2023 – S. 2477-A / A. 5631-A

2023 – S. 2477-A / A. 5631-A

Position Statement – 2023

2477-A (Hoylman-Sigal)/A. 5631-A (Reyes)

Support

The Women’s Bar Association of the State of New York (WBASNY) supports the passage of S2477-A (Hoylman-Sigal)/A 5631-A (Reyes) which would require impose standards upon model management companies.

New York is the center of the American fashion industry, boasting world-class creative talent, best-in-class production companies and fashion and design schools. New York’s fashion industry employs 180,000 people, accounting for 6% of the City’s workforce and generating $10.9 billion in total wages. New York Fashion Week, a semi-annual series of events when fashion collections are shown to buyers, the press and the general public, has long been one of the City’s economic drivers, generating close to $600 million in income each year; yet, the creative workforce behind the industry’s success – namely, models, influencers, and performing artists – are not afforded basic labor protections in New York.

Currently, the modeling industry is almost entirely unregulated, even though it relies on a labor force of young, mostly foreign-born teenaged girls who are beholden to the modeling agency that recruits them. Modeling agencies, also referred to as model management companies, hold control the models who work for them. Often, these companies hold a model’s power of attorney, sponsor the models’ work visas, house young models in overpriced apartments, and may even hold them to exclusive, multi-year contracts without any obligation to book work for them or pay them in a timely manner.

Due to the multi-level structure of hiring these professionals as independent contractors through management companies, modeling agencies, unlike talent agencies, consider themselves to be management companies under New York State General Business Law § 171(8), known as the “incidental booking exception.” The modeling agencies are thereby able to escape licensing, regulation, and an accountability. Contracts are almost always one-sided, giving the agencies a huge amount of control over models’ working lives.

With this inequal power balance, human trafficking in the modeling industry can operate through legitimate modeling agencies. Models, for example, are “pimped out” to powerful men across the globe. In addition to human trafficking, scam “agencies” frequently appear and prey on mostly young women and girls who have aspirations to model and are not — and likely never will be — employed as professional fashion models. Through false promises of modeling work, scam agencies will solicit nude photos, explicit videos, and/or significant sums of money from aspiring models. Human trafficking within the modeling industry extends far beyond the formal workforce to include those who aspire to the seemingly lucrative, glamorous lifestyle portrayed by the industry.

The Fashion Workers Act would address these issues by closing the legal loophole which allows management companies escape accountability and create basic protections for fashion’s creative workforce.
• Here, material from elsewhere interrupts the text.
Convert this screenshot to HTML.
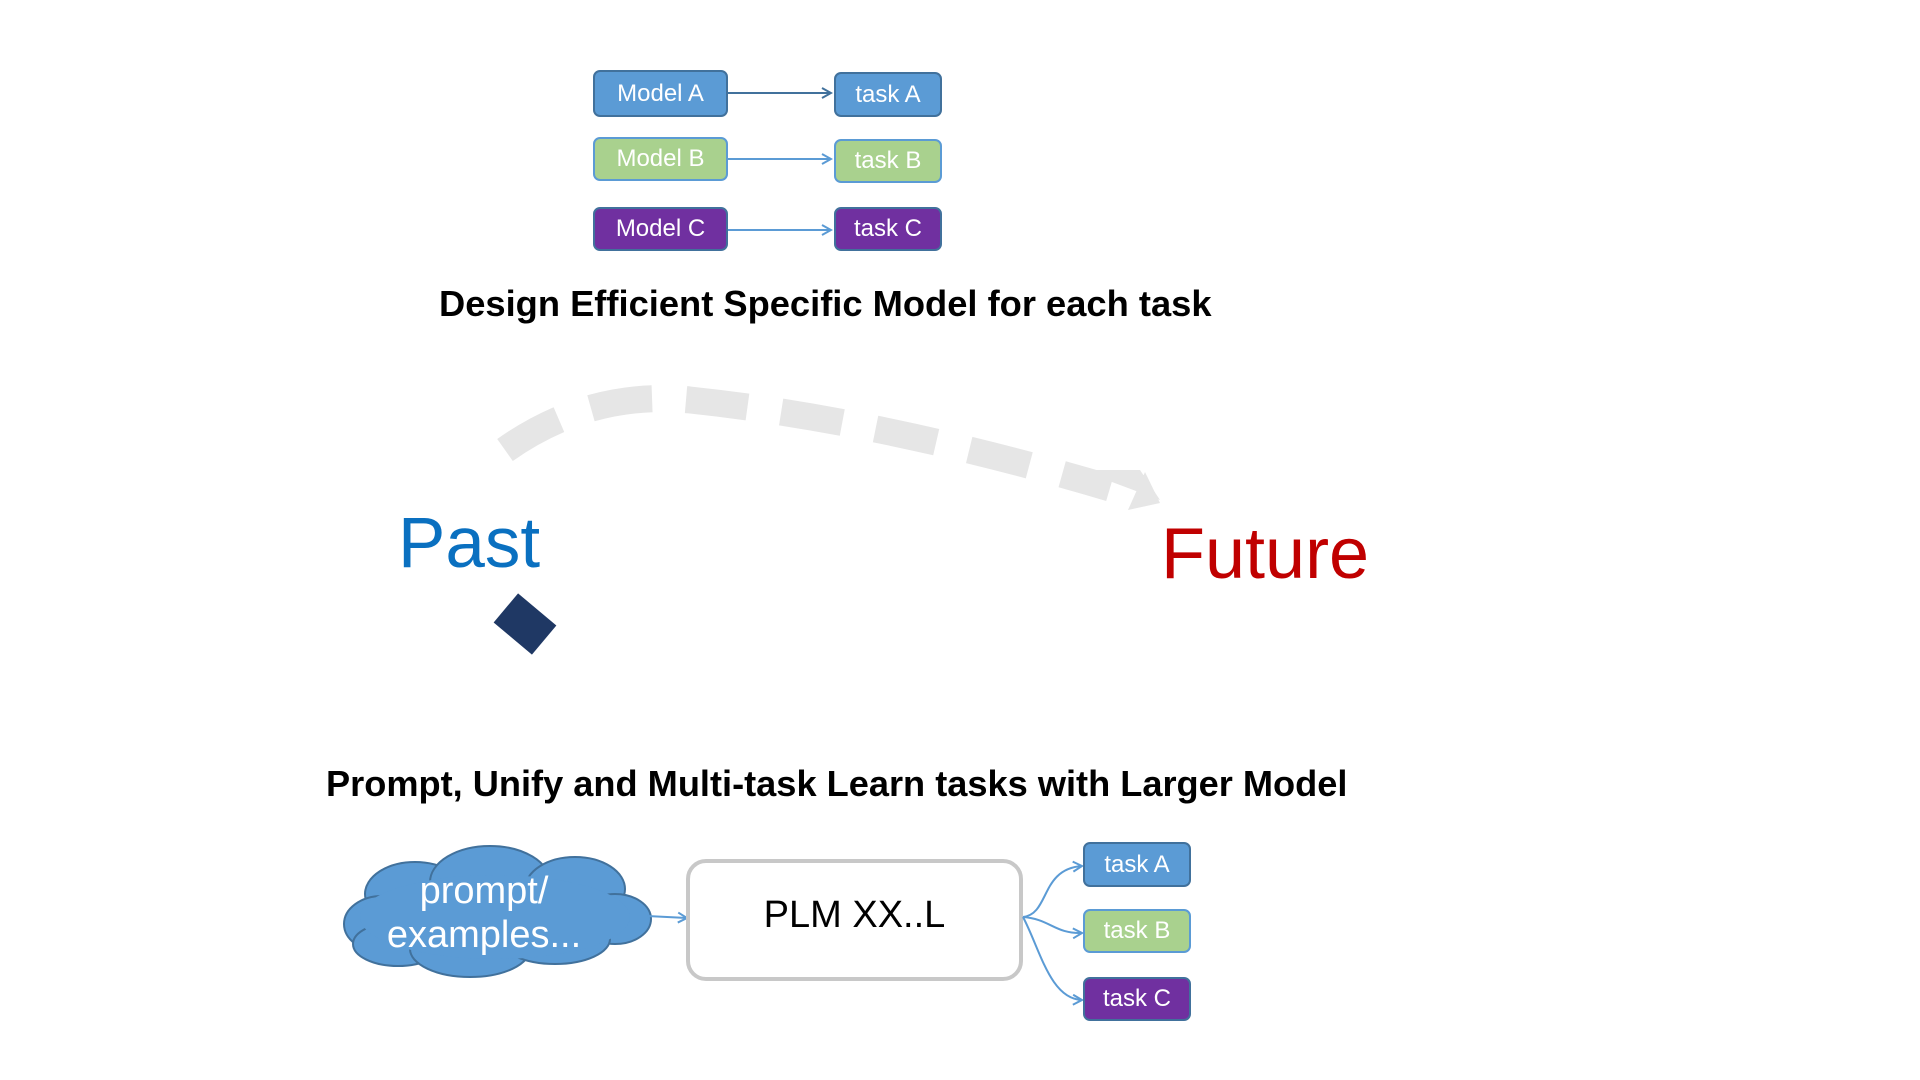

As New York’s fashion industry begins to recover from pandemic-related downfall, New York State must ensure the industry’s workers are fairly compensated for their work and protected from abuse.

WBASNY strongly supports the regulation and accountability that S2477-A/A 5631-A would impose and believes that this legislation will provide an avenue for ending the systematic exploitation of young women and girls under the guise of legitimate fashion businesses. WBASNY strongly urges the legislature to pass the Fashion Workers Act to end the exploitation and abuse in this industry.